Four security stacks have been installed thus far, and are now ready for the Army to begin "migrating" its networks, said Col. Scott Jackson, Chief of the JIE Solutions Division of the Defense Information Systems Agency (DISA). These will reroute network traffic through the stacks so they can filter internet traffic and guard against dangers coming in and unauthorized data flowing out.
Among the newest features: A packet-capture capability that will enable JRSS to record traffic just like "a security camera at the door of a bank," said Paul Spencer, Vice President of engineering at NIKSUN, Inc. of Princeton, N.J., whose Supreme Eagle security system is being added to JRSS.
Supreme Eagle will enable JRSS to make and store copies of all of the traffic that flows into and out of the military's networks, examining them for malware and signs of malicious activity.
"We look inside to pull out certain metadata and protocol information," Spencer said.
When malicious traffic is spotted, network operators are alerted. "The key thing we bring to the table is the ability to trace events as far as what an attack consists of, step by step," Spencer said. "We have experience dealing with cases where an attacker puts in a back door" and it remains undiscovered while its owner gradually ex-filtrates information or sabotages data.
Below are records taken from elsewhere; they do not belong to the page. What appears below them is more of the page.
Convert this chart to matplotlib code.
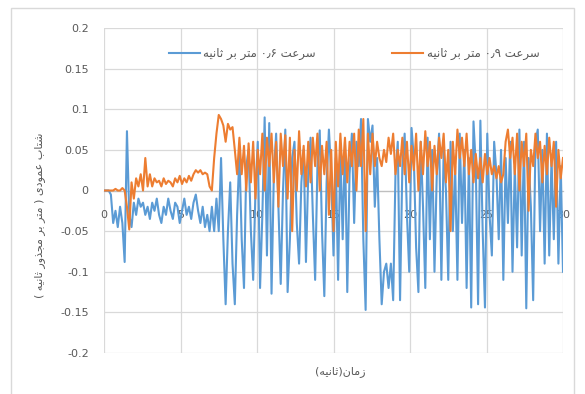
import numpy as np
import matplotlib
matplotlib.use("Agg")
import matplotlib.pyplot as plt
from matplotlib.patches import Rectangle
from matplotlib.ticker import FixedLocator, FuncFormatter

# ---------------- data ----------------
dt = 0.15  # seconds between samples
blue_06 = [
    0, 0, 0, -0.005, -0.04, -0.025, -0.045, -0.02, -0.04, -0.088,
    0.073, -0.03, -0.045, -0.015, -0.03, -0.01, -0.02, -0.015, -0.03, -0.02,
    -0.035, -0.015, -0.025, -0.01, -0.03, -0.04, -0.02, -0.03, -0.01, -0.025,
    -0.035, -0.015, -0.02, -0.04, -0.025, -0.01, -0.03, -0.02, -0.035, -0.015,
    -0.005, -0.025, -0.04, -0.02, -0.045, -0.03, -0.05, -0.02, -0.05, -0.01,
    -0.05, 0.04, -0.06, -0.14, -0.05, 0.01, -0.09, -0.14, -0.03, 0.045,
    -0.06, -0.12, 0.03, 0.05, -0.05, -0.11, 0.0, 0.06, -0.12, -0.03,
    0.09, -0.08, 0.083, -0.127, 0.02, 0.07, -0.02, -0.115, 0.0, 0.075,
    -0.125, -0.06, 0.04, 0.06, -0.04, -0.09, 0.01, 0.05, -0.088, 0.02,
    0.065, -0.03, -0.11, 0.03, 0.074, -0.05, -0.13, 0.01, 0.075, 0.02,
    -0.08, 0.04, -0.11, 0.05, -0.06, 0.06, -0.125, 0.02, 0.07, -0.04,
    0.06, 0.03, 0.088, -0.06, -0.147, 0.088, 0.06, 0.08, -0.02, 0.04,
    -0.06, -0.14, -0.1, -0.09, -0.12, -0.09, -0.135, 0.02, 0.06, -0.135,
    0.03, 0.07, -0.03, -0.1, 0.077, 0.04, -0.07, -0.125, 0.06, -0.02,
    -0.12, 0.065, -0.06, 0.05, -0.1, 0.02, 0.07, -0.11, 0.05, 0.0,
    -0.11, 0.06, -0.05, 0.03, -0.11, 0.07, -0.04, 0.05, -0.12, 0.04,
    -0.144, 0.085, 0.03, -0.14, 0.086, -0.05, -0.144, 0.07, -0.03, -0.08,
    0.06, 0.02, -0.06, 0.05, -0.11, 0.04, -0.04, 0.06, -0.1, 0.03,
    -0.07, 0.075, -0.08, 0.06, -0.145, 0.04, -0.02, -0.135, 0.06, 0.075,
    -0.05, 0.05, -0.09, 0.07, -0.08, 0.04, -0.06, 0.06, -0.09, 0.03,
    -0.1,
]
orange_09 = [
    0, 0, 0, 0, 0, 0.002, 0, 0, 0.003, 0.0,
    -0.02, -0.048, 0.01, -0.01, 0.015, 0.005, 0.02, 0.0, 0.04, 0.005,
    0.02, 0.005, 0.015, 0.01, 0.012, 0.005, 0.015, 0.008, 0.012, 0.01,
    0.005, 0.015, 0.01, 0.018, 0.008, 0.015, 0.01, 0.018, 0.012, 0.02,
    0.025, 0.022, 0.025, 0.02, 0.022, 0.02, 0.005, 0.0, 0.04, 0.07,
    0.093, 0.088, 0.08, 0.06, 0.082, 0.075, 0.078, 0.05, 0.02, 0.065,
    0.02, 0.055, 0.0, 0.058, 0.01, 0.06, -0.01, 0.05, 0.02, 0.07,
    0.0, 0.065, 0.03, 0.07, 0.01, 0.06, -0.02, 0.07, 0.03, 0.068,
    -0.01, 0.065, -0.05, 0.05, 0.0, 0.073, 0.02, 0.055, 0.005, 0.06,
    0.01, 0.065, 0.03, 0.07, 0.0, 0.055, 0.02, 0.06, -0.03, 0.05,
    -0.05, 0.06, 0.005, 0.07, 0.02, 0.065, 0.01, 0.06, 0.03, 0.07,
    0.0, 0.075, 0.03, 0.088, -0.05, 0.07, 0.02, 0.07, 0.03, 0.06,
    0.04, 0.03, 0.05, 0.035, 0.065, 0.045, 0.07, 0.02, 0.05, 0.03,
    0.065, 0.02, 0.06, 0.01, 0.055, 0.025, 0.07, 0.0, 0.06, 0.02,
    0.073, 0.03, 0.06, 0.0, 0.055, 0.02, 0.065, 0.04, 0.07, 0.01,
    0.05, -0.05, 0.06, 0.02, 0.075, 0.04, 0.065, 0.03, 0.07, 0.02,
    0.05, 0.01, 0.045, 0.015, 0.04, 0.01, 0.045, 0.02, 0.04, 0.02,
    0.03, 0.015, 0.03, 0.01, 0.02, 0.06, 0.075, 0.04, 0.065, 0.02,
    0.07, 0.0, 0.06, 0.03, 0.07, -0.025, 0.05, 0.03, 0.07, 0.04,
    0.06, 0.01, 0.055, 0.02, 0.065, 0.03, 0.06, -0.02, 0.05, 0.015,
    0.04,
]
x_ticks = [0, 5, 10, 15, 20, 25, 30]
y_ticks = [-0.2, -0.15, -0.1, -0.05, 0, 0.05, 0.1, 0.15, 0.2]
label_blue = "سرعت ۰٫۶ متر بر ثانیه"
label_orange = "سرعت ۰٫۹ متر بر ثانیه"
x_title = "زمان(ثانیه)"
y_title = "شتاب عمودی ( متر بر مجذور ثانیه )"

# ------------- simple Arabic-script shaping (matplotlib has no bidi) -------------
_F = {
    'ا': (0xFE8D, 0xFE8E, 0xFE8D, 0xFE8E),
    'ب': (0xFE8F, 0xFE90, 0xFE91, 0xFE92),
    'ت': (0xFE95, 0xFE96, 0xFE97, 0xFE98),
    'ث': (0xFE99, 0xFE9A, 0xFE9B, 0xFE9C),
    'ج': (0xFE9D, 0xFE9E, 0xFE9F, 0xFEA0),
    'د': (0xFEA9, 0xFEAA, 0xFEA9, 0xFEAA),
    'ذ': (0xFEAB, 0xFEAC, 0xFEAB, 0xFEAC),
    'ر': (0xFEAD, 0xFEAE, 0xFEAD, 0xFEAE),
    'ز': (0xFEAF, 0xFEB0, 0xFEAF, 0xFEB0),
    'س': (0xFEB1, 0xFEB2, 0xFEB3, 0xFEB4),
    'ش': (0xFEB5, 0xFEB6, 0xFEB7, 0xFEB8),
    'ع': (0xFEC9, 0xFECA, 0xFECB, 0xFECC),
    'م': (0xFEE1, 0xFEE2, 0xFEE3, 0xFEE4),
    'ن': (0xFEE5, 0xFEE6, 0xFEE7, 0xFEE8),
    'ه': (0xFEE9, 0xFEEA, 0xFEEB, 0xFEEC),
    'و': (0xFEED, 0xFEEE, 0xFEED, 0xFEEE),
    'ی': (0xFEEF, 0xFEF0, 0xFEF3, 0xFEF4),
}
_RIGHT_ONLY = set('ادذرزو')
_DIG = set('۰۱۲۳۴۵۶۷۸۹٫0123456789.')


def rtl(s):
    out = []
    for i, ch in enumerate(s):
        if ch not in _F:
            out.append(ch)
            continue
        prev = s[i - 1] if i > 0 else ''
        nxt = s[i + 1] if i + 1 < len(s) else ''
        jp = prev in _F and prev not in _RIGHT_ONLY
        jn = nxt in _F and ch not in _RIGHT_ONLY
        f = _F[ch]
        c = f[3] if (jp and jn) else f[1] if jp else f[2] if jn else f[0]
        out.append(chr(c))
    # visual order: reverse, keep digit runs LTR, mirror brackets
    runs = []
    for ch in out:
        if ch in _DIG and runs and runs[-1][0] == 'd':
            runs[-1][1].append(ch)
        elif ch in _DIG:
            runs.append(['d', [ch]])
        else:
            runs.append(['c', [ch]])
    res = []
    for kind, chars in reversed(runs):
        if kind == 'd':
            res.extend(chars)
        else:
            ch = chars[0]
            ch = {'(': ')', ')': '('}.get(ch, ch)
            res.append(ch)
    return ''.join(res)


# ---------------- figure ----------------
plt.rcParams['font.family'] = ['DejaVu Sans']
W, H = 585, 394
fig = plt.figure(figsize=(W / 100, H / 100), dpi=100)
fig.patch.set_facecolor('white')

# outer chart border
fig.add_artist(Rectangle((11 / W, -0.02), (574 - 11) / W, 1.02 - 8 / H,
                         transform=fig.transFigure, fill=False,
                         edgecolor='#D9D9D9', linewidth=1.0))

ax = fig.add_axes([104 / W, 1 - 353 / H, (563 - 104) / W, (353 - 28) / H])
ax.set_facecolor('white')

t = np.arange(len(blue_06)) * dt
ax.plot(t, blue_06, color='#5B9BD5', linewidth=1.5, label=rtl(label_blue), zorder=3)
ax.plot(t, orange_09, color='#ED7D31', linewidth=1.5, label=rtl(label_orange), zorder=4)

ax.set_xlim(0, 30)
ax.set_ylim(-0.2, 0.2)
ax.xaxis.set_major_locator(FixedLocator(x_ticks))
ax.yaxis.set_major_locator(FixedLocator(y_ticks))


def yfmt(v, pos):
    if abs(v) < 1e-9:
        return '0'
    return ('%.2f' % v).rstrip('0').rstrip('.')


ax.yaxis.set_major_formatter(FuncFormatter(yfmt))
ax.grid(True, color='#D9D9D9', linewidth=0.9, zorder=0)
ax.set_axisbelow(True)

for s in ['top', 'right', 'left']:
    ax.spines[s].set_visible(False)
ax.spines['bottom'].set_position(('data', 0))
ax.spines['bottom'].set_color('#BFBFBF')
ax.spines['bottom'].set_linewidth(0.9)
ax.spines['bottom'].set_zorder(2)

ax.tick_params(axis='both', length=0, labelsize=8, labelcolor='#595959')
ax.tick_params(axis='y', pad=11)
ax.tick_params(axis='x', pad=14)

leg = ax.legend(loc='upper center', bbox_to_anchor=(0.545, 0.975), ncol=2,
                frameon=False, fontsize=8.5, handlelength=2.6,
                columnspacing=6.5, handletextpad=0.3)
for txt in leg.get_texts():
    txt.set_color('#595959')

fig.text(340 / W, 1 - 372 / H, rtl(x_title), ha='center', va='center',
         fontsize=8, color='#595959')
fig.text(40 / W, 1 - 215 / H, rtl(y_title), ha='center', va='center',
         rotation=90, fontsize=8, color='#595959')

fig.savefig('out.png', dpi=100, facecolor='white')
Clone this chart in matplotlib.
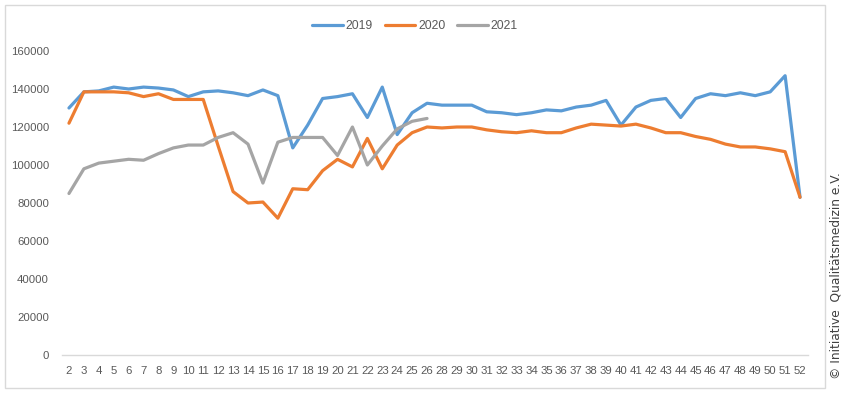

By saving a record of network traffic, Spencer explained, "we can reconstruct events, see how they installed the back door and what was exfiltrated."
Attack records are stored in a "network knowledge warehouse," where they can be used to identify and disrupt future attacks. The Supreme Eagle system automatically compares traffic data to information from its warehouse for forensic analysis. "There is no need to manually parse through streams of traffic data to find information relevant to a network incident," Spencer said.
This new packet capture technology "is much more robust," Jackson said. The initial packet capture technology used by JRSS could not keep up with network traffic. But NIKSUN's technology performs captures packets at more than 100 gigabits/second, enough to keep up with the full flow of data through JRSS gateways.